In the world today, borrowings are made to execute major projects. That is to avoid pressure from future price hikes. If you look at a high-rise building, its owner would have spent money only to lay its foundation. He has built the rest through a loan. We face the two gap theory of development in economics. Our savings increase slowly. When we improve investments, it leaves a gap between savings and investments. That gap has to be filled with external borrowings and grants. I always encourage speedy development of mega projects. Otherwise, those will become the dreams of future generations.
South Korea was lagging behind us. In the past, the then Korean leader took steps to build expressways. People protested. During some clashes, people were even killed. Yet, he built the road network. It’s a country that set an example to the world. It developed by investing on infrastructure and human capital.
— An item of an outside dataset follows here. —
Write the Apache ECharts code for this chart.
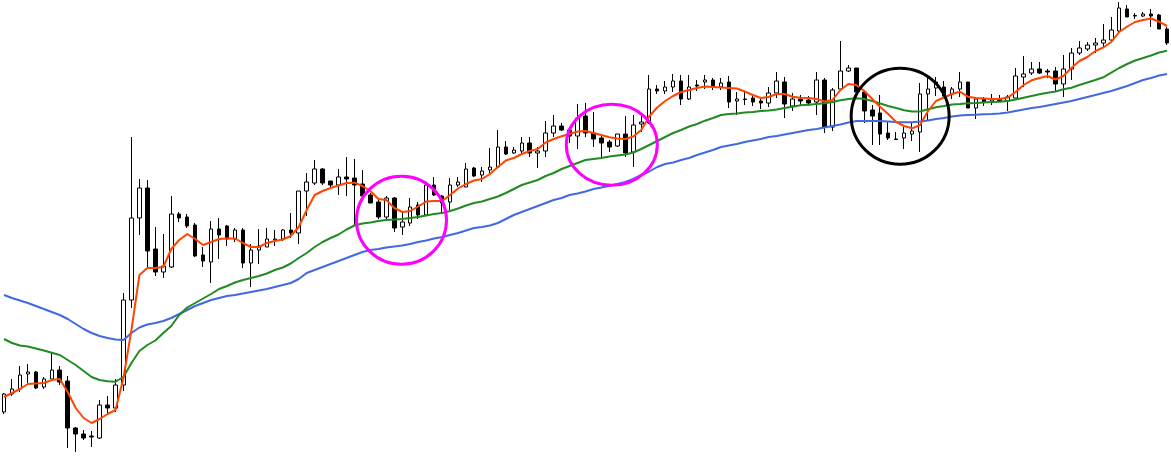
<!DOCTYPE html>
<html>
<head>
<meta charset="utf-8">
<script src="https://cdn.jsdelivr.net/npm/echarts@6/dist/echarts.min.js"></script>
<style>html,body{margin:0;padding:0;background:#fff;}#c{width:1171px;height:463px;}</style>
</head>
<body>
<div id="c"></div>
<script>
// Price values in points (higher = higher price). Candle order: open, close, low, high
const opens  = [51,69,74,89,91,76,84,93,82,35,29,27,25,58,55,78,163,245,275,214,191,196,249,246,238,208,201,234,237,224,
233,200,213,216,223,224,233,230,272,280,294,282,278,286,285,279,268,261,246,265,236,240,258,248,278,267,261,278,276,295,
288,293,296,316,310,312,320,310,312,330,337,333,327,347,330,325,321,317,329,311,339,340,374,372,376,382,364,378,381,
383,376,381,362,364,365,362,360,370,381,357,364,363,361,383,336,374,392,395,371,353,350,330,324,325,329,331,369,375,
376,369,374,381,355,364,362,364,362,365,386,390,394,392,392,379,394,410,414,418,420,423,432,454,447.5,447,449,448,434];
const closes = [69,74,88,91,75,84,93,81,35,29,25,26,58,55,78,163,245,275,212,191,197,249,245,237,207,202,234,228,224,233,
200,213,217,224,224,233,230,272,281,294,280,278,286,284,278,267,260,246,265,235,241,256,248,278,268,260,278,281,294,287,
292,296,316,309,313,320,310,312,330,337,333,327,345,330,324,320,316,329,310,338,341,374,372,376,382,364,376,377,383,
376,380,361,364,363.5,361,360,370,382,359,364,362,360,383,336,373,392,395,371,352,347,329,325,323.5,330,332,369,374,381,
367,374,381,355,364,361,364,362.5,366,387,389,394,390,391,379,394,410,415,418,420,423,433,455,446,447,449,447,434,420];
const lows   = [49,67,71,80,74,74,83,78,15,11,23,16,24,49,51,72,155,228,195,187,185,195,241,235,206,196,180,204,217,221,
195,176,199,216,217,222,225,219,247,278,278,275,268,267,238,265,260,244,244,231,228,237,244,247,267,249,253,276,276,286,
281,290,295,308,309,310,306,295,306,326,332,320,314,326,316,305,311,316,306,296,331,339,369,369,371,358,363,372,374,
373,373,355,348,358,357,354,356,365,345,352,358,357,348,330,332,373,391,371,340,318,318,323,323,314,322,311,343,367,
365,364,366,355,344,357,358,361,352,365,376,388,389,385,371,366,383,408,412,410,415,422,430,446,444,446,436,434,418];
const highs  = [70,84,97,99,92,86,110,97,87,36,33,32,63,67,84,170,326,284,283,236,229,267,251,249,240,216,242,245,238,235,
235,219,234,235,233,234,250,272,290,303,295,282,294,306,304,293,270,265,267,266,250,265,261,282,286,268,285,286,300,296,
296,315,333,322,316,326,326,316,342,348,340,335,359,360,351,327,323,329,347,348,348,388,378,382,389,388,388,383,388,
385,385,387,371,371,367,364,376,391,386,370,368,367,391,385,375,422,398,395,373,358,368,341,331,336,340,380,385,386,
382,376,391,381,366,366,369,368,368,395,407,401,401,394,396,408,415,422,421,425,439,446,461,458,450,451,454,449,436];
// Moving averages
const maFast = [66,70,74,79,79.5,80,83,84,71,55,45,40,44,49,53,85,133,188,195,195,196,214,223,229,224,218,221,224,224.5,224.5,
220,216,216,220,222,223.5,227,236,253,268,272,275,277.5,280,280.3,277,272,264,263,255,251,252,256.5,261.5,262,262,268,274.5,279,282.5,
284,289,296,302.5,305,309,312,314,320.5,324,326.7,329,331.5,332,330,328,325.7,324.5,324,326.5,333,346.5,355.5,362,367,371,373,375,376.5,
376,375.5,375,374.5,371.5,368,365,366,369,369,366.3,365.3,365,364,361.5,363,373,379,378,372,364,356,349,341,337,334.7,338,352,362,
365.5,369,371.3,366.3,365,364.5,364,364,365.5,371,378,382.7,385,387,383.5,387,395,402,406,412,415.5,421,431,436.5,441,443,444.5,441.3,437];
const maMid = [124,120,117.5,116.5,114.5,112.5,110.3,108,103,98,92,86,83,81.7,81.3,86,100,112,118,122.5,130,137,148,155.5,160,164.5,169,174,177,180.5,
183,185,187,189.5,193,195.5,199.5,205,210,216,221,225,228.5,233.5,237.5,239.5,240.5,242,243,243.5,244,245,246,247.5,249,250,252,254.5,257.5,260,
261.5,264,266.5,270,274,278,280.5,283,287,290,294,297,300,303,304,305,306.5,307.5,308.5,310.5,314,318,322,326,330,333,336.5,339,342.3,
345,348,349,349.5,350.5,351,352,352.5,353.5,355,356.3,357.7,358.3,359,359.7,361,362.7,364,364.7,364,362,359.5,357,355,352.7,351.5,351.5,353.7,355.8,
357,358.5,359,359.7,360,360.5,361,361.3,362,363.5,365.3,367,368.7,370.3,371.5,373.7,375.3,378,380.5,383,385.7,390.3,395,399,402.5,405,407.5,410.5,412.3];
const maSlow = [168,165,162.5,160,157,154,151,148,144,139,134,130,127,125,123.5,123,130,135.5,138.5,140,142,145,149,153,157,160,163,165,167,168,
169.5,171,172.5,174,176,178,180,184,190,193,196,199,202,205,208,211,213,214,215.5,216.5,217.5,219,221,222.5,224.5,226,228,230,232.5,235,
236,237.5,240,244,248,251,254,257,260,263,265,268,269.5,271.5,274,275.5,277.3,279,281,284,288,291.5,296,299,300.5,303,305,308,310.5,
313,316,317.5,319,321,322.5,324,326,327,328.5,330,331.5,333,334,335.5,337,338.5,340.5,342,342,342,342,341.5,341,340.7,340.7,341.5,342.5,344,
345,346.5,347.5,348,348.3,348.7,349,349.5,350.5,352,353.5,355,356,357.5,359,360.5,362,364,366,368,370,372,374.5,377,380,383,385,387.5,389];
const categories = opens.map((_, i) => 'bar ' + (i + 1));
// Highlight rings: [bar index, price, colour]
const rings = [[49.9, 242.7, '#ff00ff'], [76.3, 318.3, '#ff00ff'], [112.5, 346.8, '#000000']];
const ringRadii = [[45, 44], [45.5, 40.5], [49, 48]];

const candles = opens.map((o, i) => [o, closes[i], lows[i], highs[i]]);
const chart = echarts.init(document.getElementById('c'), null, {renderer: 'canvas'});
const lineStyleOf = (c) => ({color: c, width: 2});
chart.setOption({
  animation: false,
  backgroundColor: '#ffffff',
  grid: {left: -1.7, right: -3.3, top: 0, bottom: 0},
  xAxis: {type: 'category', data: categories, show: false, boundaryGap: true},
  yAxis: {type: 'value', min: 0, max: 463, show: false},
  series: [
    {type: 'candlestick', data: candles, barWidth: 4, z: 2,
     itemStyle: {color: '#ffffff', color0: '#000000', borderColor: '#000000', borderColor0: '#000000', borderWidth: 1}},
    {type: 'line', data: maSlow, showSymbol: false, symbol: 'none', lineStyle: lineStyleOf('#4169e1'), z: 3},
    {type: 'line', data: maMid, showSymbol: false, symbol: 'none', lineStyle: lineStyleOf('#228b22'), z: 3},
    {type: 'line', data: maFast, showSymbol: false, symbol: 'none', lineStyle: lineStyleOf('#ff4500'), z: 3}
  ]
});
const p0 = chart.convertToPixel({xAxisIndex: 0}, 0);
const p1 = chart.convertToPixel({xAxisIndex: 0}, 1);
const graphics = rings.map((r, k) => ({
  type: 'ellipse', z: 100,
  shape: {cx: p0 + r[0] * (p1 - p0), cy: chart.convertToPixel({yAxisIndex: 0}, r[1]), rx: ringRadii[k][0], ry: ringRadii[k][1]},
  style: {fill: 'none', stroke: r[2], lineWidth: 3}
}));
chart.setOption({graphic: graphics});
</script>
</body>
</html>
Karunanayake said he would bring the dollar rate to Rs.130 within a week. He asked the Central Bank to make interventions by releasing dollar savings to the market. Finally, it didn’t even serve the intended purpose
Q Also, the government says it will obtain the tranche of US $ 400 million for the Hambantota Port agreement in December. It says this amount, along with other investments, will help stabilize the economy. Do you agree?
The government should announce to the people how it would recover US $ 6 billion which was lost without any benefit. The government has to spend a lot more on debt servicing in 2018 and 2019. It will cost at least US $ 4 billion. That amount has to be set aside. The country is in urgent need of US $ 10 billion. Some Government leaders can’t see this reality.
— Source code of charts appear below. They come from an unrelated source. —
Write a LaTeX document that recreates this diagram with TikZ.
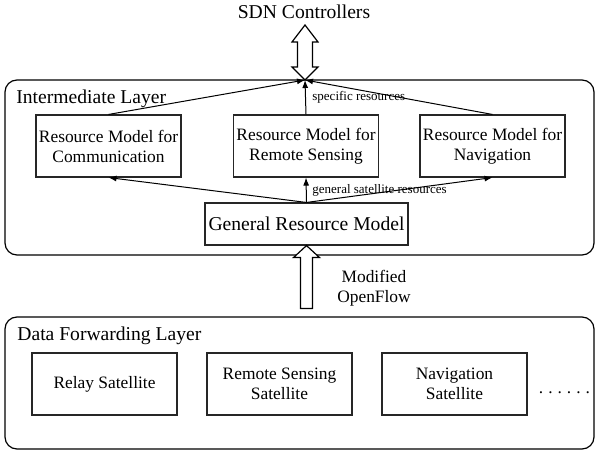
\documentclass[tikz,border=0pt]{standalone}
\usepackage{fontspec}
\setmainfont{Liberation Serif}
\usetikzlibrary{arrows.meta}
\newcommand\gapdot{.\kern2.5pt}
\begin{document}
\begin{tikzpicture}[x=0.5pt, y=-0.5pt,
    layer/.style={draw, rounded corners=6pt, line width=0.6pt},
    res/.style={draw=black!85, line width=0.55pt, minimum width=72.5pt, minimum height=31pt,
        inner sep=0pt, align=center, font=\fontsize{8.7}{10}\selectfont},
    title/.style={inner sep=0pt, font=\fontsize{9.8}{11}\selectfont},
    tag/.style={inner sep=0pt, font=\fontsize{6.5}{7}\selectfont},
    link/.style={-{Latex[length=4pt,width=3pt]}, line width=0.5pt},
    hollow/.style={draw, fill=white, line width=0.6pt}]
    \useasboundingbox (0,0) rectangle (596,450);
    \draw[layer] (5,80) rectangle (594,255);
    \draw[layer] (5,317) rectangle (594,449);
    \node[title, anchor=base] (sdn) at (304,18) {SDN Controllers};
    \node[title, anchor=base west] (inter) at (16,103) {Intermediate Layer};
    \node[title, anchor=base west] (fwd) at (17,340) {Data Forwarding Layer};
    \coordinate (hub) at (305,80);
    \node[res] (comm) at (108.5,146) {Resource Model for\\Communication};
    \node[res] (sens) at (306,146) {Resource Model for\\Remote Sensing};
    \node[res] (navi) at (492.5,146) {Resource Model for\\Navigation};
    \node[res, minimum width=101.5pt, minimum height=21pt, font=\fontsize{9.8}{11}\selectfont] (grm) at (306.5,224) {General Resource Model};
    \node[res] (relay) at (104.5,384) {Relay Satellite};
    \node[res] (rssat) at (279.5,384) {Remote Sensing\\Satellite};
    \node[res] (navsat) at (454.5,384) {Navigation\\Satellite};
    \node[inner sep=0pt, anchor=base, font=\fontsize{8.7}{10}\selectfont] (more) at (564.5,393)
        {\gapdot\gapdot\gapdot\gapdot\gapdot.};
    \node[res, draw=none, align=center, minimum width=0pt, minimum height=0pt] (ofl) at (374,288) {Modified\\OpenFlow};
    \draw[link] (comm.north) -- (hub);
    \draw[link] (sens.north) -- (hub);
    \draw[link] (navi.north) -- (hub);
    \draw[link] (grm.north) -- (comm.south);
    \draw[link] (grm.north) -- (sens.south);
    \draw[link] (grm.north) -- (navi.south);
    \node[tag, anchor=base west] (spec) at (312,100) {specific resources};
    \node[tag, anchor=base west] (gen) at (312,193) {general satellite resources};
    \draw[hollow] (hub) -- ++(13,-13) -- ++(-5.5,0) -- ++(0,-25) -- ++(5.5,0)
        -- ++(-13,-17) -- ++(-13,17) -- ++(5.5,0) -- ++(0,25) -- ++(-5.5,0) -- cycle;
    \draw[hollow] (grm.south) -- ++(13,12) -- ++(-7,0) -- ++(0,51) -- ++(-12,0)
        -- ++(0,-51) -- ++(-7,0) -- cycle;
\end{tikzpicture}
\end{document}
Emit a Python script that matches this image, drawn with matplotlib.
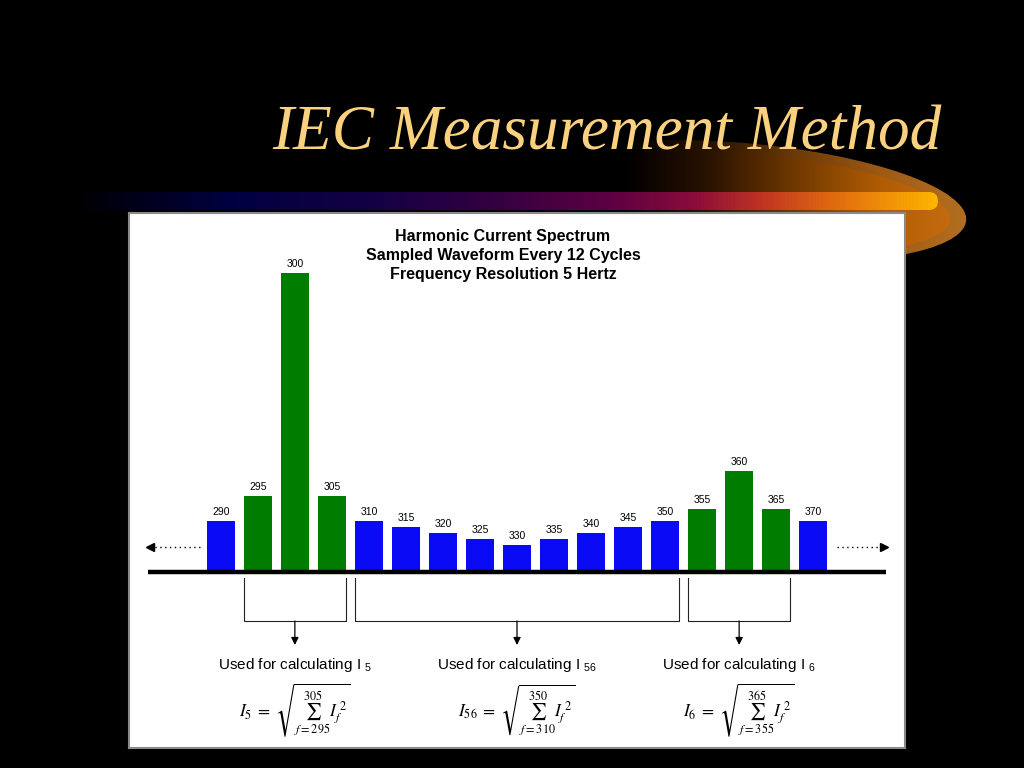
import numpy as np
import matplotlib.pyplot as plt
from matplotlib.colors import LinearSegmentedColormap
from matplotlib.patches import Ellipse, FancyBboxPatch

plt.rcParams['mathtext.fontset'] = 'custom'
plt.rcParams['mathtext.rm'] = 'Liberation Sans'
plt.rcParams['mathtext.it'] = 'Liberation Sans:italic'

# harmonic spectrum data (frequency in Hz, relative amplitude)
freqs = [290, 295, 300, 305, 310, 315, 320, 325, 330, 335, 340, 345, 350, 355, 360, 365, 370]
amps = [51, 76, 299, 76, 51, 45, 39, 33, 27, 33, 39, 45, 51, 63, 101, 63, 51]

# groups of bins used for each harmonic value
group_names = ['5', '56', '6']
group_lo = [295, 310, 355]
group_hi = [305, 350, 365]
green_groups = ['5', '6']

chart_title = 'Harmonic Current Spectrum\nSampled Waveform Every 12 Cycles\nFrequency Resolution 5 Hertz'
slide_title = 'IEC Measurement Method'

colors = []
for f in freqs:
    c = '#0a0af5'
    for name, lo, hi in zip(group_names, group_lo, group_hi):
        if name in green_groups and lo <= f <= hi:
            c = '#007d00'
    colors.append(c)

fig = plt.figure(figsize=(10.24, 7.68), dpi=100, facecolor='black')

# ---- slide background decoration (pixel coordinates) ----
bg = fig.add_axes([0, 0, 1, 1])
bg.set_facecolor('black')
bg.axis('off')

grad = np.linspace(0, 1, 256).reshape(1, -1)

# orange swoosh behind the title
ring_cmap = LinearSegmentedColormap.from_list('ring', ['#000000', '#2a1400', '#6e3c08', '#a05c16', '#b47020'])
ring = Ellipse((742, 201), 450, 116, angle=5, transform=bg.transData)
im = bg.imshow(grad, cmap=ring_cmap, extent=(625, 975, 265, 135), aspect='auto', zorder=1)
im.set_clip_path(ring)

sw_cmap = LinearSegmentedColormap.from_list('sw', ['#000000', '#2a1300', '#703800', '#b05c05', '#c86e10'])
inner = Ellipse((734, 201), 434, 100, angle=5, transform=bg.transData)
im = bg.imshow(grad, cmap=sw_cmap, extent=(625, 965, 265, 135), aspect='auto', zorder=2)
im.set_clip_path(inner)

# horizontal gradient bar
bar_cmap = LinearSegmentedColormap.from_list('bar', [
    (0.0, '#000000'), (0.18, '#000040'), (0.35, '#140045'), (0.5, '#360040'),
    (0.62, '#5c0042'), (0.72, '#8a0c3a'), (0.8, '#c03422'), (0.88, '#e06a10'), (1.0, '#ffb400')])
strip = FancyBboxPatch((70, 192), 868, 18, boxstyle='round,pad=0,rounding_size=9',
                       transform=bg.transData, facecolor='none', edgecolor='none')
im = bg.imshow(grad, cmap=bar_cmap, extent=(70, 938, 210, 192), aspect='auto', zorder=3)
im.set_clip_path(strip)

bg.text(607, 134, slide_title, fontsize=45.5, family='Liberation Serif', style='italic',
        color='#fad27f', ha='center', va='center', zorder=5)
bg.set_xlim(0, 1024)
bg.set_ylim(768, 0)

# ---- chart panel ----
ax = fig.add_axes([129 / 1024, 20 / 768, 776 / 1024, 535 / 768])
ax.set_facecolor('white')
ax.set_xlim(277.6, 382.4)
ax.set_ylim(-176, 359)
ax.set_xticks([])
ax.set_yticks([])
for s in ax.spines.values():
    s.set_color('#8a8a8a')
    s.set_linewidth(1.5)

bw = 3.8
ax.bar(freqs, amps, width=bw, color=colors, zorder=2)
for f, a in zip(freqs, amps):
    ax.annotate(str(f), (f, a), xytext=(0, 3), textcoords='offset points',
                ha='center', va='bottom', fontsize=7.5, family='Liberation Sans')

# baseline
ax.plot([freqs[0] - 9.9, freqs[-1] + 9.9], [0, 0], color='black', lw=3.2,
        solid_capstyle='butt', zorder=3)

# dotted continuation arrows
ax.plot([freqs[0] - 2.8, freqs[0] - 9.4], [25, 25], color='black', lw=1, ls=(0, (1, 2.5)))
ax.plot(freqs[0] - 9.5, 25, marker='<', ms=6, color='black')
ax.plot([freqs[-1] + 3.2, freqs[-1] + 9.4], [25, 25], color='black', lw=1, ls=(0, (1, 2.5)))
ax.plot(freqs[-1] + 9.6, 25, marker='>', ms=6, color='black')

# brackets, arrows and formulas
for name, lo, hi in zip(group_names, group_lo, group_hi):
    x0, x1 = lo - bw / 2, hi + bw / 2
    mid = (lo + hi) / 2
    ax.plot([x0, x0, x1, x1], [-6, -49, -49, -6], color='#222222', lw=0.8)
    ax.annotate('', xy=(mid, -73), xytext=(mid, -49),
                arrowprops=dict(arrowstyle='-|>', color='black', lw=0.9,
                                mutation_scale=11, shrinkA=0, shrinkB=0))
    ax.text(mid, -93, 'Used for calculating I $_{' + name + '}$', ha='center', va='center',
            fontsize=11, family='Liberation Sans')
    ax.text(mid, -138, r'$I_{' + name + r'}\;=\;\sqrt{\sum_{f=' + str(lo) + '}^{' + str(hi) + r'} I_f^{\ 2}}$',
            ha='center', va='center', fontsize=12.5, math_fontfamily='stix')

ax.text(0.482, 0.92, chart_title, transform=ax.transAxes, ha='center', va='center',
        fontsize=11.5, fontweight='bold', family='Liberation Sans', linespacing=1.33)

fig.savefig('out.png', dpi=100, facecolor='black')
Q The present administration advocated the liberalization of the economy as much as possible. The role of the state is only to regulate the economy. What is your view?
It’s totally wrong. Be it China, Malaysia, Singapore or South Korea, we find guided market economies. The private sector alone can’t rejuvenate the economy without state support. The UNP has lost its credibility for the first time in the private sector. In 2015, the government introduced super gain tax on companies. Not only that, these companies were projected in bad light with various accusations against them.
Even the company authorities were victimized by the Financial Crimes Investigation Division (FCID).
Today, the bank interest rates have increased due to the bond scam.
Q It’s said that the Sri Lanka Ports Authority alone can’t revitalize the Hambantota Port. Therefore, the government justified the lease agreement with a Chinese company. What is your position?
Without foreign investors, we also can do it. As for the Colombo Port, it was nationalized only in 1956. Today, it has become one of the best ports in Asia. It was done without private investment at that time. Today, the Bank of Ceylon and the People’s Bank successfully compete with private banks. I am not opposed to the involvement of the private sector in the management of ventures and other areas. I don’t admit that the state sector can’t manage commercial ventures.
In the world today, borrowings are made to execute major projects. That is to avoid pressure from future price hikes. If you look at a high-rise building, its owner would have spent money only to lay its foundation. He has built the rest through a loan
Q In the proposed Inland Revenue Bill, the government has proposed to increase the direct tax component to 40 percent of the total. What is your view?
The government lives in a fantasy world. So, they are daydreaming. They think Sri Lanka is also a country like Switzerland. Ours is a lower middle income country. India, Pakistan. Bangladesh and Bhutan are like that. We have only a handful of people who can invest Rs.300-400 billion. We don’t have people with the capacity to pay direct taxes as such. Today, direct taxes account for 18 percent. If someone says it will be increased to 40 percent by 2020, it is impractical.